- _Data shown_:
· · · · ·
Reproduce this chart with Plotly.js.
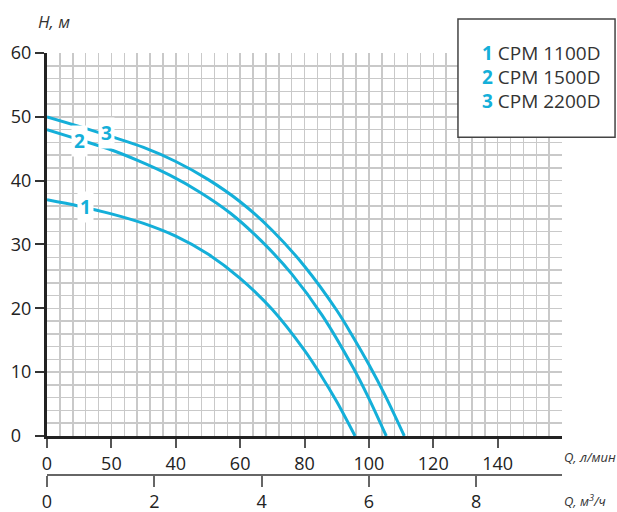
<!DOCTYPE html>
<html>
<head>
<meta charset="utf-8">
<script src="https://cdn.plot.ly/plotly-3.0.1.min.js"></script>
<style>html,body{margin:0;padding:0;background:#fff;}#chart{width:617px;height:512px;}</style>
</head>
<body>
<div id="chart"></div>
<script>
// Flow Q (l/min) and head H (m) for each pump
const q1 = [0, 10, 20, 30, 40, 50, 60, 70, 80, 85, 90, 95.7];
const h1 = [37, 36.0, 34.8, 33.3, 31.3, 28.5, 24.7, 19.8, 13.4, 9.6, 5.4, 0];
const q2 = [0, 9.5, 19, 28.5, 38, 47.5, 57, 66.5, 76, 85.5, 95, 99.8, 105.4];
const h2 = [48, 46.5, 45.0, 43.1, 40.9, 38.2, 34.9, 30.6, 25.4, 18.9, 10.8, 6.1, 0];
const q3 = [0, 10, 20, 30, 40, 50, 60, 70, 80, 90, 95, 100, 105, 111];
const h3 = [50, 48.5, 46.9, 45.2, 43.0, 40.2, 36.7, 32.2, 26.6, 19.7, 15.6, 11.2, 6.4, 0];

const curveLabels = ['1', '2', '3'];
const curveLabelQ = [12, 10, 18.6];
const curveLabelH = [35.9, 46.2, 47.4];

const legendNums = ['1', '2', '3'];
const legendNames = ['CPM 1100D', 'CPM 1500D', 'CPM 2200D'];

const xTickVals = [0, 20, 40, 60, 80, 100, 120, 140];
const xTickText = ['0', '50', '40', '60', '80', '100', '120', '140'];
const yTickVals = [0, 10, 20, 30, 40, 50, 60];
const yTickText = ['0\u2007', '10', '20', '30', '40', '50', '60'];
const x2TickVals = [0, 2, 4, 6, 8];
const x2TickText = ['0', '2', '4', '6', '8'];

const CYAN = '#14afd9';
const FONT = 'Open Sans, sans-serif';
const GRID = '#c9c9c9';

const mkLine = (x, y) => ({
  x: x, y: y, type: 'scatter', mode: 'lines',
  line: {color: CYAN, width: 3, shape: 'spline', smoothing: 1},
  hoverinfo: 'skip', showlegend: false, xaxis: 'x', yaxis: 'y'
});

const traces = [
  mkLine(q1, h1), mkLine(q2, h2), mkLine(q3, h3),
  {x: [0, 9.6], y: [null, null], type: 'scatter', mode: 'lines', xaxis: 'x2', yaxis: 'y',
   hoverinfo: 'skip', showlegend: false}
];

const annotations = [];
for (let i = 0; i < curveLabels.length; i++) {
  annotations.push({
    x: curveLabelQ[i], y: curveLabelH[i], xref: 'x', yref: 'y',
    text: '<b>' + curveLabels[i] + '</b>', showarrow: false,
    font: {family: FONT, size: 19, color: CYAN},
    bgcolor: '#ffffff', borderpad: 2
  });
}
for (let i = 0; i < legendNames.length; i++) {
  annotations.push({
    x: 0.84, y: 0.999 - i * 0.057, xref: 'paper', yref: 'paper',
    xanchor: 'left', yanchor: 'middle', showarrow: false,
    text: '<b><span style="color:' + CYAN + '">' + legendNums[i] + '</span></b> ' + legendNames[i],
    font: {family: FONT, size: 19, color: '#333333'}
  });
}
annotations.push({
  x: -0.022, y: 1.0, xref: 'paper', yref: 'paper', xanchor: 'left', yanchor: 'middle',
  yshift: 32, showarrow: false, text: '<i>H, м</i>',
  font: {family: FONT, size: 17, color: '#333333'}
});
annotations.push({
  x: 1.0, y: 0.0903, xref: 'paper', yref: 'paper', xanchor: 'left', yanchor: 'middle',
  xshift: 0, yshift: -21, showarrow: false, text: '<i>Q, л/мин</i>',
  font: {family: FONT, size: 13, color: '#333333'}
});
annotations.push({
  x: 1.0, y: 0, xref: 'paper', yref: 'paper', xanchor: 'left', yanchor: 'middle',
  xshift: 0, yshift: -26, showarrow: false, text: '<i>Q, м<sup>3</sup>/ч</i>',
  font: {family: FONT, size: 13, color: '#333333'}
});

const layout = {
  width: 617, height: 512,
  margin: {l: 47, r: 55, t: 53, b: 38},
  paper_bgcolor: '#ffffff', plot_bgcolor: '#ffffff',
  font: {family: FONT, size: 18, color: '#222222'},
  showlegend: false,
  xaxis: {
    range: [0, 160], anchor: 'y', tickmode: 'array', tickvals: xTickVals, ticktext: xTickText,
    ticks: 'outside', ticklen: 9, tickwidth: 2, tickcolor: '#555555',
    showline: true, linecolor: '#222222', linewidth: 3,
    showgrid: true, gridcolor: GRID, gridwidth: 1.5, zeroline: false,
    minor: {dtick: 4, tick0: 0, showgrid: true, gridcolor: GRID, gridwidth: 1.5, ticks: ''},
    tickfont: {family: FONT, size: 18, color: '#222222'}
  },
  xaxis2: {
    range: [0, 9.6], overlaying: 'x', anchor: 'free', position: 0, side: 'bottom',
    tickmode: 'array', tickvals: x2TickVals, ticktext: x2TickText,
    ticks: 'outside', ticklen: 11, tickwidth: 2, tickcolor: '#666666',
    showline: true, linecolor: '#666666', linewidth: 1.5,
    showgrid: false, zeroline: false,
    tickfont: {family: FONT, size: 18, color: '#222222'}
  },
  yaxis: {
    range: [0, 60], domain: [0.0903, 1], tickmode: 'array', tickvals: yTickVals, ticktext: yTickText,
    ticks: 'outside', ticklen: 9, tickwidth: 2, tickcolor: '#333333',
    showline: true, linecolor: '#222222', linewidth: 3,
    showgrid: true, gridcolor: GRID, gridwidth: 1.5, zeroline: false,
    minor: {dtick: 2, tick0: 0, showgrid: true, gridcolor: GRID, gridwidth: 1.5, ticks: ''},
    tickfont: {family: FONT, size: 18, color: '#222222'}
  },
  shapes: [{
    type: 'rect', xref: 'paper', yref: 'paper', layer: 'above',
    x0: 0.798, x1: 1.103, y0: 0.800, y1: 1.081,
    fillcolor: '#ffffff', line: {color: '#444444', width: 1.5}
  }],
  annotations: annotations
};

Plotly.newPlot('chart', traces, layout, {staticPlot: true, displayModeBar: false});
</script>
</body>
</html>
· · · · ·
- _Instructions for the task_:
Restate the whole listing above exactly, except for its images.

- _Solution_:
Reproduce this chart with Plotly.js.
<!DOCTYPE html>
<html>
<head>
<meta charset="utf-8">
<script src="https://cdn.plot.ly/plotly-3.0.1.min.js"></script>
<style>html,body{margin:0;padding:0;background:#fff;}#chart{width:617px;height:512px;}</style>
</head>
<body>
<div id="chart"></div>
<script>
// Flow Q (l/min) and head H (m) for each pump
const q1 = [0, 10, 20, 30, 40, 50, 60, 70, 80, 85, 90, 95.7];
const h1 = [37, 36.0, 34.8, 33.3, 31.3, 28.5, 24.7, 19.8, 13.4, 9.6, 5.4, 0];
const q2 = [0, 9.5, 19, 28.5, 38, 47.5, 57, 66.5, 76, 85.5, 95, 99.8, 105.4];
const h2 = [48, 46.5, 45.0, 43.1, 40.9, 38.2, 34.9, 30.6, 25.4, 18.9, 10.8, 6.1, 0];
const q3 = [0, 10, 20, 30, 40, 50, 60, 70, 80, 90, 95, 100, 105, 111];
const h3 = [50, 48.5, 46.9, 45.2, 43.0, 40.2, 36.7, 32.2, 26.6, 19.7, 15.6, 11.2, 6.4, 0];

const curveLabels = ['1', '2', '3'];
const curveLabelQ = [12, 10, 18.6];
const curveLabelH = [35.9, 46.2, 47.4];

const legendNums = ['1', '2', '3'];
const legendNames = ['CPM 1100D', 'CPM 1500D', 'CPM 2200D'];

const xTickVals = [0, 20, 40, 60, 80, 100, 120, 140];
const xTickText = ['0', '50', '40', '60', '80', '100', '120', '140'];
const yTickVals = [0, 10, 20, 30, 40, 50, 60];
const yTickText = ['0\u2007', '10', '20', '30', '40', '50', '60'];
const x2TickVals = [0, 2, 4, 6, 8];
const x2TickText = ['0', '2', '4', '6', '8'];

const CYAN = '#14afd9';
const FONT = 'Open Sans, sans-serif';
const GRID = '#c9c9c9';

const mkLine = (x, y) => ({
  x: x, y: y, type: 'scatter', mode: 'lines',
  line: {color: CYAN, width: 3, shape: 'spline', smoothing: 1},
  hoverinfo: 'skip', showlegend: false, xaxis: 'x', yaxis: 'y'
});

const traces = [
  mkLine(q1, h1), mkLine(q2, h2), mkLine(q3, h3),
  {x: [0, 9.6], y: [null, null], type: 'scatter', mode: 'lines', xaxis: 'x2', yaxis: 'y',
   hoverinfo: 'skip', showlegend: false}
];

const annotations = [];
for (let i = 0; i < curveLabels.length; i++) {
  annotations.push({
    x: curveLabelQ[i], y: curveLabelH[i], xref: 'x', yref: 'y',
    text: '<b>' + curveLabels[i] + '</b>', showarrow: false,
    font: {family: FONT, size: 19, color: CYAN},
    bgcolor: '#ffffff', borderpad: 2
  });
}
for (let i = 0; i < legendNames.length; i++) {
  annotations.push({
    x: 0.84, y: 0.999 - i * 0.057, xref: 'paper', yref: 'paper',
    xanchor: 'left', yanchor: 'middle', showarrow: false,
    text: '<b><span style="color:' + CYAN + '">' + legendNums[i] + '</span></b> ' + legendNames[i],
    font: {family: FONT, size: 19, color: '#333333'}
  });
}
annotations.push({
  x: -0.022, y: 1.0, xref: 'paper', yref: 'paper', xanchor: 'left', yanchor: 'middle',
  yshift: 32, showarrow: false, text: '<i>H, м</i>',
  font: {family: FONT, size: 17, color: '#333333'}
});
annotations.push({
  x: 1.0, y: 0.0903, xref: 'paper', yref: 'paper', xanchor: 'left', yanchor: 'middle',
  xshift: 0, yshift: -21, showarrow: false, text: '<i>Q, л/мин</i>',
  font: {family: FONT, size: 13, color: '#333333'}
});
annotations.push({
  x: 1.0, y: 0, xref: 'paper', yref: 'paper', xanchor: 'left', yanchor: 'middle',
  xshift: 0, yshift: -26, showarrow: false, text: '<i>Q, м<sup>3</sup>/ч</i>',
  font: {family: FONT, size: 13, color: '#333333'}
});

const layout = {
  width: 617, height: 512,
  margin: {l: 47, r: 55, t: 53, b: 38},
  paper_bgcolor: '#ffffff', plot_bgcolor: '#ffffff',
  font: {family: FONT, size: 18, color: '#222222'},
  showlegend: false,
  xaxis: {
    range: [0, 160], anchor: 'y', tickmode: 'array', tickvals: xTickVals, ticktext: xTickText,
    ticks: 'outside', ticklen: 9, tickwidth: 2, tickcolor: '#555555',
    showline: true, linecolor: '#222222', linewidth: 3,
    showgrid: true, gridcolor: GRID, gridwidth: 1.5, zeroline: false,
    minor: {dtick: 4, tick0: 0, showgrid: true, gridcolor: GRID, gridwidth: 1.5, ticks: ''},
    tickfont: {family: FONT, size: 18, color: '#222222'}
  },
  xaxis2: {
    range: [0, 9.6], overlaying: 'x', anchor: 'free', position: 0, side: 'bottom',
    tickmode: 'array', tickvals: x2TickVals, ticktext: x2TickText,
    ticks: 'outside', ticklen: 11, tickwidth: 2, tickcolor: '#666666',
    showline: true, linecolor: '#666666', linewidth: 1.5,
    showgrid: false, zeroline: false,
    tickfont: {family: FONT, size: 18, color: '#222222'}
  },
  yaxis: {
    range: [0, 60], domain: [0.0903, 1], tickmode: 'array', tickvals: yTickVals, ticktext: yTickText,
    ticks: 'outside', ticklen: 9, tickwidth: 2, tickcolor: '#333333',
    showline: true, linecolor: '#222222', linewidth: 3,
    showgrid: true, gridcolor: GRID, gridwidth: 1.5, zeroline: false,
    minor: {dtick: 2, tick0: 0, showgrid: true, gridcolor: GRID, gridwidth: 1.5, ticks: ''},
    tickfont: {family: FONT, size: 18, color: '#222222'}
  },
  shapes: [{
    type: 'rect', xref: 'paper', yref: 'paper', layer: 'above',
    x0: 0.798, x1: 1.103, y0: 0.800, y1: 1.081,
    fillcolor: '#ffffff', line: {color: '#444444', width: 1.5}
  }],
  annotations: annotations
};

Plotly.newPlot('chart', traces, layout, {staticPlot: true, displayModeBar: false});
</script>
</body>
</html>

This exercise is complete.